▸ **Task brief**: Please quote the material exactly, every line of it.

+++ Given material +++

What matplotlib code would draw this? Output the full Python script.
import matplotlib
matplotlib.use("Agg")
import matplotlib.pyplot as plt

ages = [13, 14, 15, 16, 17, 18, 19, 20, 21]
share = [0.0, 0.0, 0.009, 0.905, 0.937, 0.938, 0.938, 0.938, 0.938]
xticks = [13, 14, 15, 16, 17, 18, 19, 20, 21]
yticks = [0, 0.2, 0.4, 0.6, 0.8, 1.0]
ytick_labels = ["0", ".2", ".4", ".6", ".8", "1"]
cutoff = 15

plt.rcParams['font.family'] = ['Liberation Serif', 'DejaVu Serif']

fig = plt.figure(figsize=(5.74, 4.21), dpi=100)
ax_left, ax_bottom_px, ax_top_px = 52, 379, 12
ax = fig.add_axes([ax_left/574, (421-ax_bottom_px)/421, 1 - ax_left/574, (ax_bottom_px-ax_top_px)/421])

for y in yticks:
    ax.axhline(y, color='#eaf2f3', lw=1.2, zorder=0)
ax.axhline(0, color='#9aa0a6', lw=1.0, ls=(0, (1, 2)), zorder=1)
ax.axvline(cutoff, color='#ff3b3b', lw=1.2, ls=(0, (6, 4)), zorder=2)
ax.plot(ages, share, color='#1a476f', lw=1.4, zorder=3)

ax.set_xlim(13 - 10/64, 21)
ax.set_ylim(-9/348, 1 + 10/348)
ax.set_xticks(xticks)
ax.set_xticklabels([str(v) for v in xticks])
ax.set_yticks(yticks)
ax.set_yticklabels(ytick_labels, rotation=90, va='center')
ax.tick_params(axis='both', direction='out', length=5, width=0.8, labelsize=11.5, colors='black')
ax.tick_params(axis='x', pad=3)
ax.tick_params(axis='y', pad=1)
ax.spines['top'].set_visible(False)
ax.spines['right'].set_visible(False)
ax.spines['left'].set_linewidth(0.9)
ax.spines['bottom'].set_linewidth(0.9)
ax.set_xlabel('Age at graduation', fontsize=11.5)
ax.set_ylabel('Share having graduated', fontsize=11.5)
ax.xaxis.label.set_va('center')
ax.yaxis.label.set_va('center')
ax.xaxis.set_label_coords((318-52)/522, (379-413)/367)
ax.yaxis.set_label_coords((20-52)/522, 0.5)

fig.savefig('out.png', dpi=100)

+++

▸ **Written reply**:
What matplotlib code would draw this? Output the full Python script.
import matplotlib
matplotlib.use("Agg")
import matplotlib.pyplot as plt

ages = [13, 14, 15, 16, 17, 18, 19, 20, 21]
share = [0.0, 0.0, 0.009, 0.905, 0.937, 0.938, 0.938, 0.938, 0.938]
xticks = [13, 14, 15, 16, 17, 18, 19, 20, 21]
yticks = [0, 0.2, 0.4, 0.6, 0.8, 1.0]
ytick_labels = ["0", ".2", ".4", ".6", ".8", "1"]
cutoff = 15

plt.rcParams['font.family'] = ['Liberation Serif', 'DejaVu Serif']

fig = plt.figure(figsize=(5.74, 4.21), dpi=100)
ax_left, ax_bottom_px, ax_top_px = 52, 379, 12
ax = fig.add_axes([ax_left/574, (421-ax_bottom_px)/421, 1 - ax_left/574, (ax_bottom_px-ax_top_px)/421])

for y in yticks:
    ax.axhline(y, color='#eaf2f3', lw=1.2, zorder=0)
ax.axhline(0, color='#9aa0a6', lw=1.0, ls=(0, (1, 2)), zorder=1)
ax.axvline(cutoff, color='#ff3b3b', lw=1.2, ls=(0, (6, 4)), zorder=2)
ax.plot(ages, share, color='#1a476f', lw=1.4, zorder=3)

ax.set_xlim(13 - 10/64, 21)
ax.set_ylim(-9/348, 1 + 10/348)
ax.set_xticks(xticks)
ax.set_xticklabels([str(v) for v in xticks])
ax.set_yticks(yticks)
ax.set_yticklabels(ytick_labels, rotation=90, va='center')
ax.tick_params(axis='both', direction='out', length=5, width=0.8, labelsize=11.5, colors='black')
ax.tick_params(axis='x', pad=3)
ax.tick_params(axis='y', pad=1)
ax.spines['top'].set_visible(False)
ax.spines['right'].set_visible(False)
ax.spines['left'].set_linewidth(0.9)
ax.spines['bottom'].set_linewidth(0.9)
ax.set_xlabel('Age at graduation', fontsize=11.5)
ax.set_ylabel('Share having graduated', fontsize=11.5)
ax.xaxis.label.set_va('center')
ax.yaxis.label.set_va('center')
ax.xaxis.set_label_coords((318-52)/522, (379-413)/367)
ax.yaxis.set_label_coords((20-52)/522, 0.5)

fig.savefig('out.png', dpi=100)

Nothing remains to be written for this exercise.